At a pinch, cream will do.”
Anna Good is a witch, even if she doesn’t know it. A woman obsessed with cleanliness, key moments of her life occur when she wears white. This gives her power. She was baptized in white. As a young girl, she participated in a program where was chosen to play Britannia, the personification of Great Britain, clad in white. When she meets Andrew Silver, she wore a cream-colored dress and bewitched him. When she married him, she wore white.
Years later, when Andrew is killed fighting the German forces in Africa, Anna is devastated by his death. She wanders the house, overcome with grief and fear, wearing the cream-colored dress and a white coat. She curses those she feels are responsible for his death, Germans and black people. Her hate is so strong that it gives the house power. As 29 Barton Road explains, “her fear crept out from the whites of her eyes and wove itself into my brick until I came to strength, until I became aware.”
The house finds its purpose in that moment, which is to keep Anna Good and her daughters safe by any means available. They must be kept safe from outsiders, those who don’t belong. The house hates the immigrant staff and guests who are not white. The house is incensed by Miranda and Ore’s relationship and resolves to take her away. “I would save Miranda even if I had to break her,” the house explains.
I love that the house is alive, manipulating and conspiring. The pure, unadulterated rage of the family matriarch somehow transfers into the house, transforming it.
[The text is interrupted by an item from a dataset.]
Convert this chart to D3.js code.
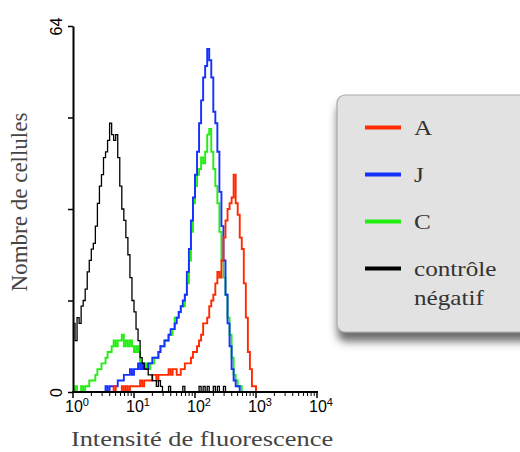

The past can now fight back, reject the present and spit on the future. It is no longer a mere monument. Under Anna’s directive, the house has captured her and her line of female descendants, imprisoning them. And the house has taken so many prisoners.
It’s a wonderful metaphor for the ways in which newer generations can be imprisoned by the prejudices of older generations, how these terrible beliefs isolate the succeeding generations and stunt their personal growth. It could happen to all of us.
You hope you would be stronger. You hope that you would be able to escape, but how can you when the past refuses to release you? It is forever a part of you. You can never truly leave your home.
The horror is that you can only do so much, and the threat that you will never truly distinguish yourself, that you will never be free to be yourself, to be free, is always present. You will do your best, but there is always that strange nagging sensation, that little rasping voice threatening to overwhelm your present, promising to bleed through you and pollute the world around you.
Does Miranda survive the house? If yes, will she ever escape? I don’t know, just like I don’t the future until it happens to me, and even then I don’t really know what it meant, what really occurred. The past is always reaching out to use, refusing to be forgotten. Even if Miranda is able to remove the apple from her throat and escape the house, she will never be able to extract the house from herself.